Researchers recently completed data collection for the Healthy Communities Study (HCS). Led by Battelle and supported by the National Institutes of Health (NIH), the HCS is the first study of its kind to systematically examine the association between characteristics of community programs and policies targeting childhood obesity and children’s obesity-related outcomes.
The extensive study collected data from community leaders and households in 130 communities across the country. Battelle staff, along with more than 200 trained local data collectors, have completed:
- more than 5,000 household visits with parent/child pairs;
- more than 400 visits to schools to observe the nutrition and physical activity environment; and
- more than 1,400 interviews with key informants, including school personnel and staff from community non-profits, parks and recreation departments, and other organizations involved in youth programming and policies.
For household visits, researchers collected data about diet, physical activity, participation in community programs and other key metrics. In addition, researchers took measurements of height and weight for both parent and child and waist circumference for child participants. Information from medical records was abstracted for participating children where parental consent was obtained and the record could be retrieved. For a subset of child participants, more detailed measures of diet and physical activity (i.e., dietary recalls and use of an accelerometer) were gathered over a period of two visits.
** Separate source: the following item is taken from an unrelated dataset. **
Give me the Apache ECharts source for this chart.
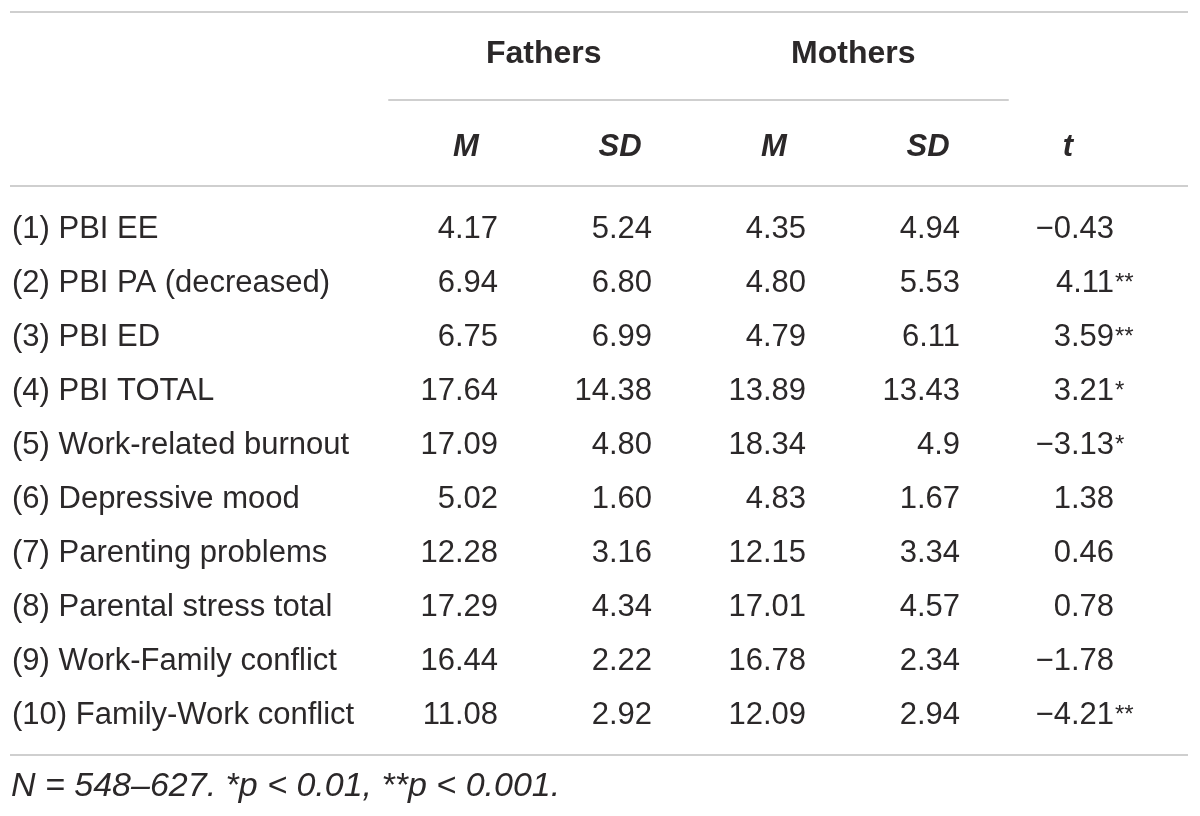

Community key informant interviews documented the evolution of community programs and policies (CPP) related to diet and physical activity over the past ten years, including information on intervention strategies, CPP duration and estimated reach. Trained project staff visited participating schools to record observational data on the school nutrition and physical activity environment and conduct interviews with school personnel.
Seven protocol papers completed as part of HCS will be published this fall in the American Journal of Preventative Medicine. Each of the seven papers describes a specific aspect of the study that taken together, present the full study as planned. Papers include:
- Study Rationale and Aims
- Study Design and Analysis
- Anthropometric Measures
- Community Programs and Policies
- Dietary Measures
- Physical Activity Measures
The collected data will be analyzed this fall and winter and study results will be published in 2016. The results will provide critical insights into what appears to be working to prevent childhood obesity in different types of communities, and help to inform public policy and design effective youth programs.
Battelle researchers are working with partners at the University of South Carolina, the University of Kansas and the University of California-Berkeley. The Robert Wood Johnson Foundation and the Centers for Disease Control and Prevention (CDC) are also partners in this study.